Echo is an important factor in communications which include a hybrid between a four wire communication network 23 and the end terminals 24 and 25 as illustrated in FIG. 1. When echo is present, it is preferable to eliminate the echo. To eliminate the echo, the magnitude of the echo must be determined. One way of determining the magnitude of the echo is through echo return loss (ERL) estimation. A high echo return loss means that there is very little echo because most of the energy from the far end has been lost when the near end signal combined with echo is measured.

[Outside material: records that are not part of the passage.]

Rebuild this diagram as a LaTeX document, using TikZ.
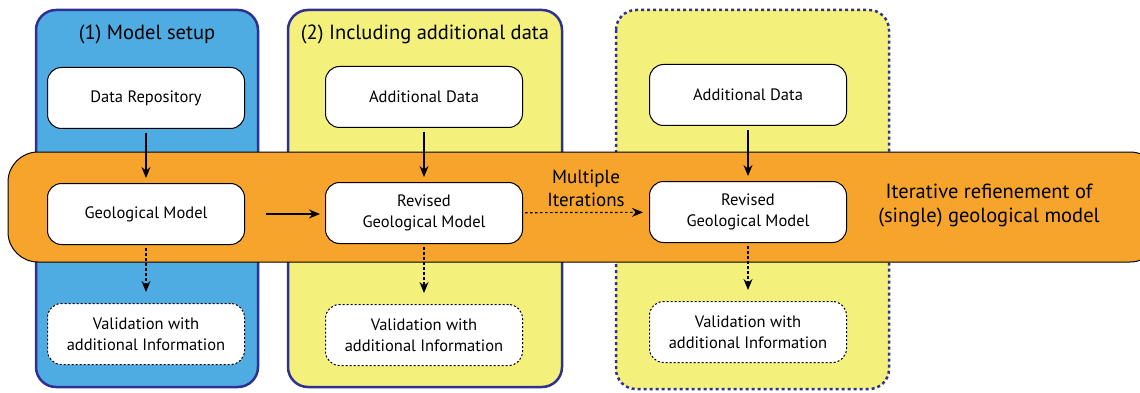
\documentclass[tikz,border=0pt]{standalone}
\usepackage{fontspec}
\setmainfont{PT Sans}
\usetikzlibrary{arrows.meta}
\definecolor{cblue}{HTML}{4EACE2}
\definecolor{cnavy}{HTML}{2E3192}
\definecolor{cyel}{HTML}{F3F07C}
\definecolor{corange}{HTML}{F6A42C}
\tikzset{
  colbox/.style={draw=cnavy, line width=2.5pt, rounded corners=20pt},
  band/.style={draw=black, line width=1pt, fill=corange, rounded corners=30pt},
  box/.style={draw=black, line width=1pt, fill=white, rounded corners=14pt,
    minimum width=197pt, minimum height=61pt, align=center, font=\fontsize{16.5}{21}\selectfont},
  dbox/.style={box, dash pattern=on 2pt off 2pt},
  arr/.style={line width=1.2pt, arrows={-{Stealth[length=11pt,width=9pt]}}},
  darr/.style={arr, dash pattern=on 2.5pt off 2.5pt},
  title/.style={font=\fontsize{20.5}{24}\selectfont},
}
\begin{document}
\begin{tikzpicture}[x=1pt,y=-1pt]
\useasboundingbox (0,0) rectangle (1140,393);
% column boxes
\draw[colbox, fill=cblue] (36,10) rectangle (258,387);
\draw[colbox, fill=cyel] (288,10) rectangle (562,387);
\draw[colbox, fill=cyel, dash pattern=on 3pt off 3pt] (616,10) rectangle (889,389);
\node[title] (t1) at (147,34) {(1) Model setup};
\node[title] (t2) at (425,34) {(2) Including additional data};
% band
\draw[band] (8,152) rectangle (1160,262);
\node[font=\fontsize{20.5}{24}\selectfont, align=center] (iter) at (989,205) {Iterative refienement of\\(single) geological model};
% nodes
\node[box] (dr) at (146,98) {Data Repository};
\node[box] (gm) at (146,214) {Geological Model};
\node[dbox] (v1) at (146,334) {Validation with\\additional Information};
\node[box] (ad2) at (424,97) {Additional Data};
\node[box] (rg2) at (424,213) {Revised\\Geological Model};
\node[dbox] (v2) at (424,335) {Validation with\\additional Information};
\node[box] (ad3) at (748,95) {Additional Data};
\node[box] (rg3) at (748,212) {Revised\\Geological Model};
\node[dbox] (v3) at (748,332) {Validation with\\additional Information};
% arrows
\draw[arr, shorten <=4pt, shorten >=5pt] (dr) -- (gm);
\draw[arr, shorten <=4pt, shorten >=5pt] (ad2) -- (rg2);
\draw[arr, shorten <=4pt, shorten >=5pt] (ad3) -- (rg3);
\draw[darr, shorten <=3pt, shorten >=11pt] (gm) -- (v1);
\draw[darr, shorten <=3pt, shorten >=11pt] (rg2) -- (v2);
\draw[darr, shorten <=3pt, shorten >=11pt] (rg3) -- (v3);
\draw[arr, shorten <=21pt, shorten >=5pt] (gm.east) -- (gm.east -| rg2.west);
\draw[darr, shorten <=2pt, shorten >=6pt] (rg2) -- node[above=2pt, font=\fontsize{19}{23}\selectfont, align=center] (mi) {Multiple\\Iterations} (rg3);
\end{tikzpicture}
\end{document}
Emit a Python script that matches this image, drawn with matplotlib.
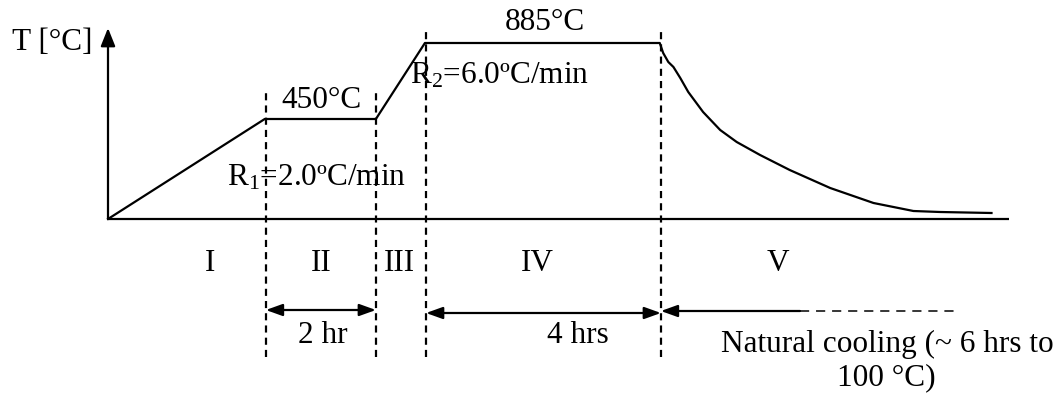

A typical echo canceller, as illustrated in FIG. 1, includes an adaptive finite impulse filter FIR 5. Under the control of an adaptation algorithm, FIR filter 5 models the impulse response of the echo path. A non-linear processor (NLP) 6 can be used to remove residual echo that may remain after linear processing of the input signal. The echo canceller may also typically include a double talk detector 11. Double talk occurs when both far end and near end speech are present at the same time. A double talk detector 11 can also be used to control and inhibit the adaptation process of the FIR 5 and/or the NLP 6 when double talk is present and it may be undesirable to cancel or suppress echo because double talk will be suppressed.
In the echo canceller, the signal y is the perceived near end signal. Signal y is a combination of the actual near end signal s and the echo from the far end signal x which comes through hybrid 3. The output signal d is the signal y less the echo estimate e generated by the adaptive filter 5. The adaptive filter 5 is programmed to generate an output signal e that is as close to the echo as possible so that the echo is largely cancelled by the echo estimate e and the difference signal d closely resembles the generated near end signal s. The NLP 6 controls the amount of signal d that is transmitted to the far end. When there is no near end signal s, or a large echo over riding near end signal is present, NLP 6 can provide comfort noise to the far end instead of near end signal so as to prevent any possible uncancelled echo from being transmitted. When a valid s exists, NLP opens so as to let the far end hear the signal. False detection of a lack of near end signal s can cause clipping of speech and failure to detect echo can result in echo leak through the NLP. The NLP as an on/off switch can result in abrupt audible changes which are undesirable in speech communications.
There is a need in the field of communication for improved methods and circuits for echo cancellation.